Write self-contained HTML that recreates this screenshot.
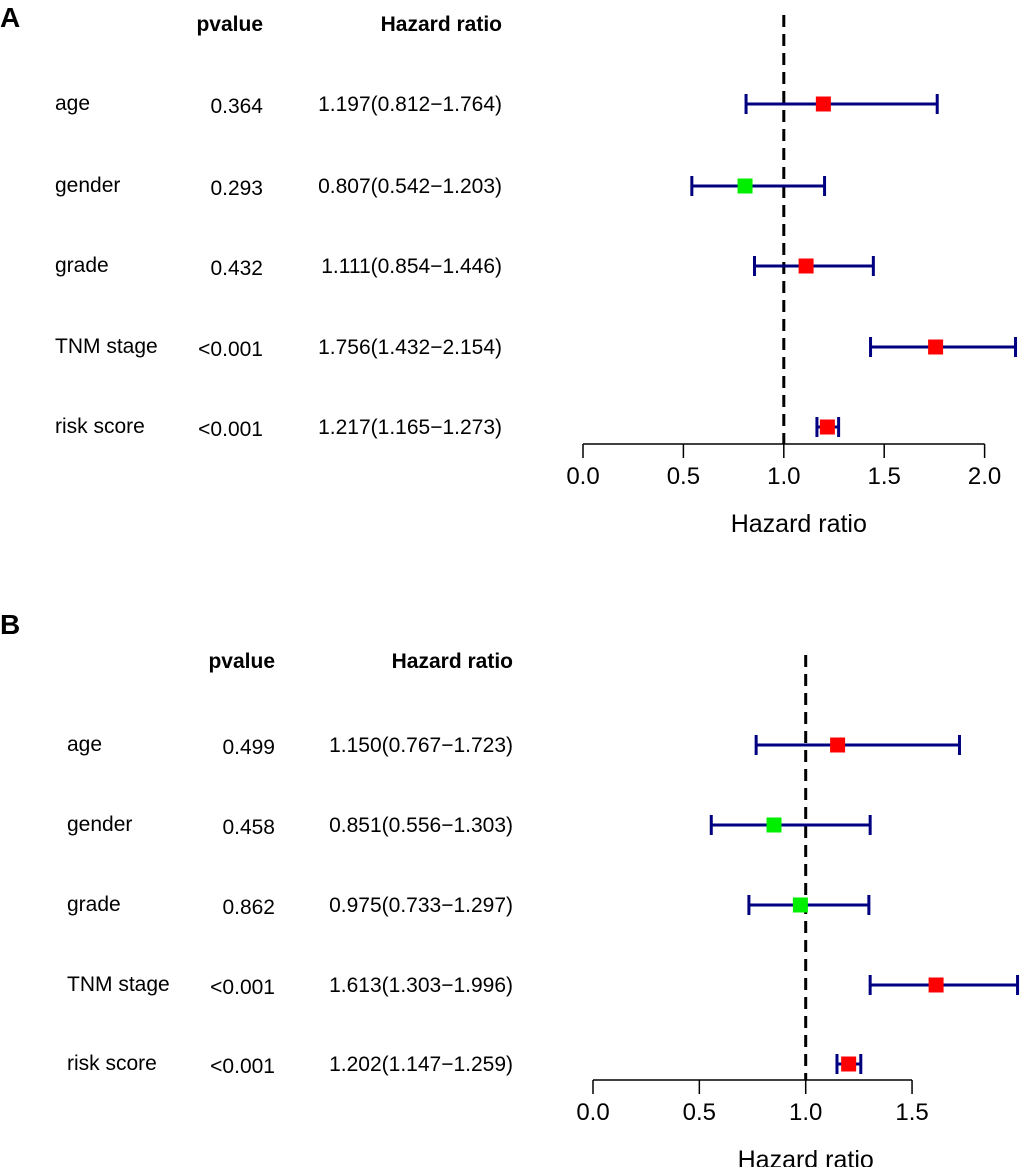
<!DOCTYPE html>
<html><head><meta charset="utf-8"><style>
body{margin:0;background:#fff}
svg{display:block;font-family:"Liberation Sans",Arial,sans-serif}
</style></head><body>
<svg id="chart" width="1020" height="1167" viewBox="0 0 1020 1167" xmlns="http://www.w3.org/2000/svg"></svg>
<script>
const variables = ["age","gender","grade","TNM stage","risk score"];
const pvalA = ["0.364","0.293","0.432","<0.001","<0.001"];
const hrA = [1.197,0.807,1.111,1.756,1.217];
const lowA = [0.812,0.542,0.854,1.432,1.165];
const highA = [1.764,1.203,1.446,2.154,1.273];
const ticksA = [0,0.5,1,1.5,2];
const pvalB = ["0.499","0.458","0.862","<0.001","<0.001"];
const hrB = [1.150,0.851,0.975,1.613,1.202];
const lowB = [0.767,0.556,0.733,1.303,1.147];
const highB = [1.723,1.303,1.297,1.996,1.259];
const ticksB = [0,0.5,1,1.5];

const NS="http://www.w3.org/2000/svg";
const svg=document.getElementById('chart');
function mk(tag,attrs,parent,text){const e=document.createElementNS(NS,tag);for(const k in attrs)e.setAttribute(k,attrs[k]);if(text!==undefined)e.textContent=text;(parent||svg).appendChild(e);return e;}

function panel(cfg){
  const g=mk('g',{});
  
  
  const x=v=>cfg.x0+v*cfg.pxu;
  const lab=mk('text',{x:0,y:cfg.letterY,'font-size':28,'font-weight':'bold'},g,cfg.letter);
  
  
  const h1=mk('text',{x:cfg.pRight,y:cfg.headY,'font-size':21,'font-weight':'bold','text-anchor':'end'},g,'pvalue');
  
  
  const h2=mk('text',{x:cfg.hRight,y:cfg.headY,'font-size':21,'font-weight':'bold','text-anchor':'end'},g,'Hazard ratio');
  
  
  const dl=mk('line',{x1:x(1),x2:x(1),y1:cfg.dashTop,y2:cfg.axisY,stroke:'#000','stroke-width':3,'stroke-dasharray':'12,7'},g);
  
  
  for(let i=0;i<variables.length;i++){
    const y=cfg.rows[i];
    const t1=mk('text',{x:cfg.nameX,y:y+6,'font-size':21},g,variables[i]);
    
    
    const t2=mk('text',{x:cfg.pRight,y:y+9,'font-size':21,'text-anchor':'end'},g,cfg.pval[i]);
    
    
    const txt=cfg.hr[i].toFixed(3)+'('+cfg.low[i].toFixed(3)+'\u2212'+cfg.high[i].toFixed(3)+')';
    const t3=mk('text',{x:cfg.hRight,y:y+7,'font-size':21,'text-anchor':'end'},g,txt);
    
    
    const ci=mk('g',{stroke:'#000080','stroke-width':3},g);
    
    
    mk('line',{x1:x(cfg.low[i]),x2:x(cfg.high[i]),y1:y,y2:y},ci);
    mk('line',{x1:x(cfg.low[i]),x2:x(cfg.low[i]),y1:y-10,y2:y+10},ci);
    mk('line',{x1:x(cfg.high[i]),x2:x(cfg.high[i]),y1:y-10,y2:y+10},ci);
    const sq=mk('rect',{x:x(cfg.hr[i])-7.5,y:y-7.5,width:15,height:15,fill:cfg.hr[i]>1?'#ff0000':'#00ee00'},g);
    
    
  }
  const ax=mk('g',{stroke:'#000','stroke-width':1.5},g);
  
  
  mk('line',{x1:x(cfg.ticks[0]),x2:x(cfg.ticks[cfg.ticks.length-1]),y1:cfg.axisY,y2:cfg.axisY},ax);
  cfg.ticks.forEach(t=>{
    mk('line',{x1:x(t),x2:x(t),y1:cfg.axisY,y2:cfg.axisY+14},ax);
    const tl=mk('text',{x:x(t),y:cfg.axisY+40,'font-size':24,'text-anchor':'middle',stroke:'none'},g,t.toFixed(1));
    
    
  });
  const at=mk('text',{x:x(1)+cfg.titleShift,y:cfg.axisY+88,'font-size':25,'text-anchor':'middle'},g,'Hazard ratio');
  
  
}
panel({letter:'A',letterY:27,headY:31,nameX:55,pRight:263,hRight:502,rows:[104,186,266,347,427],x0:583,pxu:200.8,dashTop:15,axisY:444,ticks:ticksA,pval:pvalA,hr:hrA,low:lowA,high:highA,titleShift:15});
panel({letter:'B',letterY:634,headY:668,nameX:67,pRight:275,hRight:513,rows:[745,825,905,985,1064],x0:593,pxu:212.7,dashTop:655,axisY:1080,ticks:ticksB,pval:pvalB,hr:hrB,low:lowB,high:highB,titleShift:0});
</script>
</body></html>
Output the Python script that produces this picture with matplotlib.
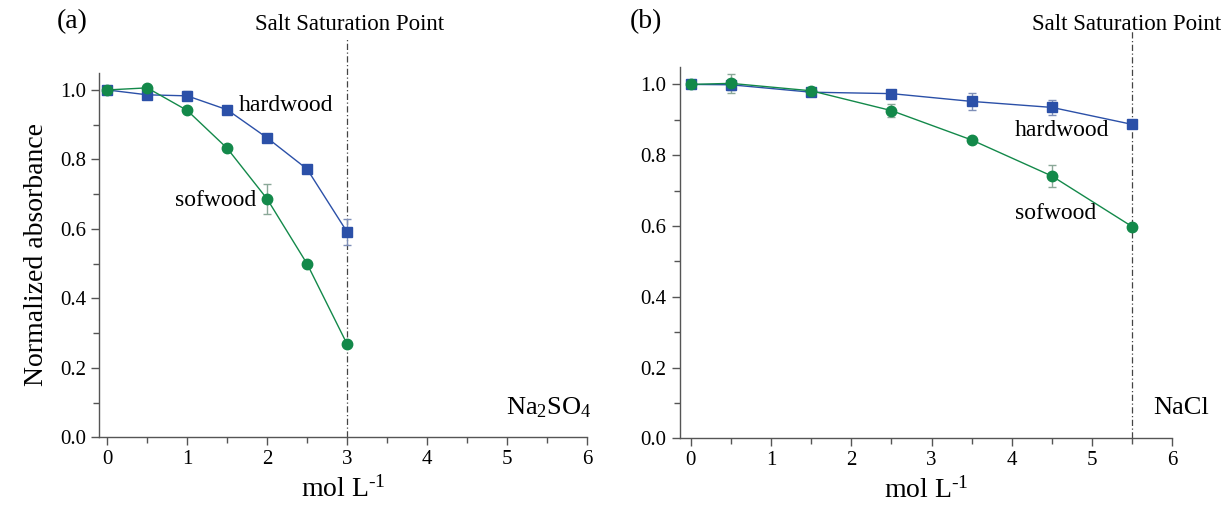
--------------------------------------------------
[Direction]: Lines of the material that contain the word "this" are to be gathered.

[Finished task]:
Write self-contained HTML that recreates this screenshot.
Output the Python script that produces this picture with matplotlib.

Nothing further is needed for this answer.